Friday, March 7, 2014

If optical brighteners are in the Talek, shouldn't the water be "whiter and brighter"?

After spending two great weeks with us, David had to return to the US, but we had one more week in the field with Emma. During this time, we spent some more time investigating the Talek River and its tributaries. A lot of Emma's research is focused on understanding the impact of humans on river ecosystems, and she is working with us to untangle the role of urban developments vs. tourism facilities vs. hippo inputs in the Talek River and its tributaries. This is an important river system to understand because it is the main tributary in the middle reaches of the Mara, and it enters the Mara River in the middle of the reserve. However, water quality in the Talek can be very poor, which may have a big impact on the water quality we see in the downstream portion of the Mara.

Build-up of rotting hippo feces and in a tributary of the Talek
As one tool in our toolbox, we worked on a new method that can be used to detect something called "optical brighteners" in river water. I had never heard of optical brighteners until recently, but they are in many kinds of laundry detergent, and are what make your clothes look "whiter and brighter." It's not that optical brighteners are necessarily bad for the river, but if they are detectable in a river, they indicate the presence of large human inputs of other kinds, like nutrients and sewage. 

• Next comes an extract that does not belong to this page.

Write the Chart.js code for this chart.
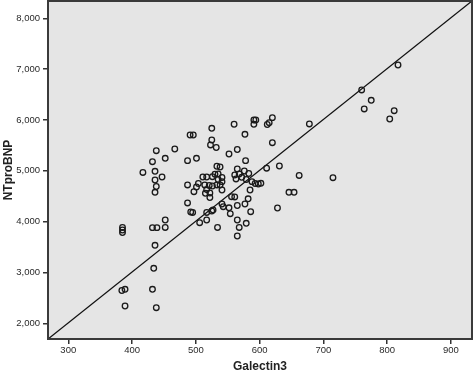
<!DOCTYPE html>
<html>
<head>
<meta charset="utf-8">
<script src="https://cdn.jsdelivr.net/npm/chart.js@4/dist/chart.umd.min.js"></script>
<style>
html,body{margin:0;padding:0;background:#fff;}
#wrap{width:474px;height:374px;}
</style>
</head>
<body>
<div id="wrap"><canvas id="c" width="474" height="374"></canvas></div>
<script>
const galectin3 = [385,385,385,384,389,389,432,438,434,436,432,439,452,452,417,436,436,438,436,447,438,432,452,467,491,496,525,525,523,532,560,591,594,591,612,615,620,577,620,678,565,552,487,501,578,487,487,492,495,533,538,565,611,631,576,583,561,568,572,563,579,588,593,598,602,585,662,715,646,654,628,511,517,526,530,535,541,535,541,504,501,497,514,521,526,533,538,517,515,522,522,541,517,525,527,541,543,552,554,565,577,582,556,561,586,506,517,534,565,568,579,565,760,817,775,764,811,804];
const ntproBNP = [3885,3835,3786,2645,2669,2340,2669,2307,3082,3534,3881,3881,4032,3885,4967,4990,4819,4691,4577,4878,5395,5179,5246,5429,5704,5704,5836,5606,5508,5458,5915,5999,5999,5915,5911,5946,6045,5718,5553,5921,5419,5330,5199,5246,5199,4721,4367,4190,4180,5089,5075,5035,5051,5094,4996,4947,4917,4937,4872,4839,4829,4786,4750,4740,4754,4622,4908,4864,4577,4577,4268,4878,4878,4884,4933,4937,4868,4829,4786,4750,4681,4589,4721,4711,4701,4721,4721,4632,4557,4563,4475,4622,4180,4209,4229,4347,4294,4272,4156,4317,4347,4449,4490,4485,4195,3979,4032,3885,4032,3885,3967,3717,6590,7081,6387,6216,6182,6019];
const xTicks = [300,400,500,600,700,800,900];
const yTicks = [2000,3000,4000,5000,6000,7000,8000];
const xRange = [268.2, 933];
const yRange = [1691, 8340];
const refLine = [{x: xRange[0], y: yRange[0]}, {x: xRange[1], y: yRange[1]}];

const points = galectin3.map((v, i) => ({x: v, y: ntproBNP[i]}));

const framePlugin = {
  id: 'frame',
  beforeDatasetsDraw(chart) {
    const {ctx, chartArea: a} = chart;
    ctx.save();
    ctx.fillStyle = '#e5e5e5';
    ctx.fillRect(a.left, a.top, a.right - a.left, a.bottom - a.top);
    ctx.restore();
  },
  afterDraw(chart) {
    const {ctx, chartArea: a} = chart;
    ctx.save();
    ctx.strokeStyle = '#3a3a3a';
    ctx.lineWidth = 2;
    ctx.strokeRect(a.left, a.top, a.right - a.left, a.bottom - a.top);
    ctx.restore();
  }
};

new Chart(document.getElementById('c'), {
  type: 'scatter',
  data: {
    datasets: [
      {
        type: 'line',
        data: refLine,
        borderColor: '#111',
        borderWidth: 1.3,
        pointRadius: 0,
        fill: false,
        order: 2
      },
      {
        data: points,
        pointStyle: 'circle',
        pointRadius: 2.8,
        pointBorderWidth: 1.3,
        pointBackgroundColor: 'rgba(0,0,0,0)',
        pointBorderColor: '#1a1a1a',
        order: 1
      }
    ]
  },
  options: {
    responsive: false,
    animation: false,
    devicePixelRatio: 1,
    layout: {autoPadding: false, padding: {top: 1, right: 2, left: 0, bottom: 0}},
    plugins: {legend: {display: false}, tooltip: {enabled: false}},
    scales: {
      x: {
        type: 'linear',
        min: xRange[0], max: xRange[1],
        afterBuildTicks: s => { s.ticks = xTicks.map(v => ({value: v})); },
        afterFit: s => { s.height = 35; s.paddingLeft = 0; s.paddingRight = 0; },
        grid: {drawOnChartArea: false, drawTicks: true, tickLength: 5, color: '#333', lineWidth: 1.5},
        border: {display: true, color: '#3a3a3a', width: 2},
        ticks: {color: '#2a2a2a', font: {family: 'Liberation Sans, Arial', size: 9.5}, padding: 1, maxRotation: 0,
          callback: v => String(v)},
        title: {display: true, text: 'Galectin3', color: '#222', font: {family: 'Liberation Sans, Arial', size: 12, weight: 'bold'}, padding: {top: 0, bottom: 0}}
      },
      y: {
        type: 'linear',
        min: yRange[0], max: yRange[1],
        afterBuildTicks: s => { s.ticks = yTicks.map(v => ({value: v})); },
        afterFit: s => { s.width = 48; s.paddingTop = 0; s.paddingBottom = 0; },
        grid: {drawOnChartArea: false, drawTicks: true, tickLength: 5, color: '#333', lineWidth: 1.5},
        border: {display: true, color: '#3a3a3a', width: 2},
        ticks: {color: '#2a2a2a', font: {family: 'Liberation Sans, Arial', size: 9.5}, padding: 3,
          callback: v => Number(v).toLocaleString('en-US')},
        title: {display: true, text: 'NTproBNP', color: '#222', font: {family: 'Liberation Sans, Arial', size: 12, weight: 'bold'}, padding: {top: 1, bottom: 0}}
      }
    }
  },
  plugins: [framePlugin]
});
</script>
</body>
</html>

Emma and Chris collecting water samples in the Ntiaktiak River
We collected water samples along a transect down the Talek River and its tributaries and into the Mara. Then we compared the fluorescence of the water samples at a certain wavelength to a solution made completely of Omo (the most popular detergent in Kenya). Then, because optical brighteners degrade in UV light, we exposed the water samples to UV light and tested them again. The samples with declining fluorescence after UV exposure were positive for optical brighteners.

Sure enough, we did find optical brighteners present at certain sites in the river, but not necessarily where we expected them. This is an exciting new tool to have, but as usual with new methods, it only raised more questions for us.

Emma testing for optical brighteners
After we finished that round of surveys, we started some hippo pool surveys. Because river flows are so lo right now, it's a great time to do them, and we could get Emma's insight on our methods.

Collecting hippo feces from hippo pool surveys
With all this exciting stuff going on, we were actually in the field working until one hour before Emma's flight departed out of the Mara. I think that was a record! We had such a great visit with both Emma and David, and feel very fortunate they were both able to spend so much time in the field with us this year. Looking forward to many years ahead!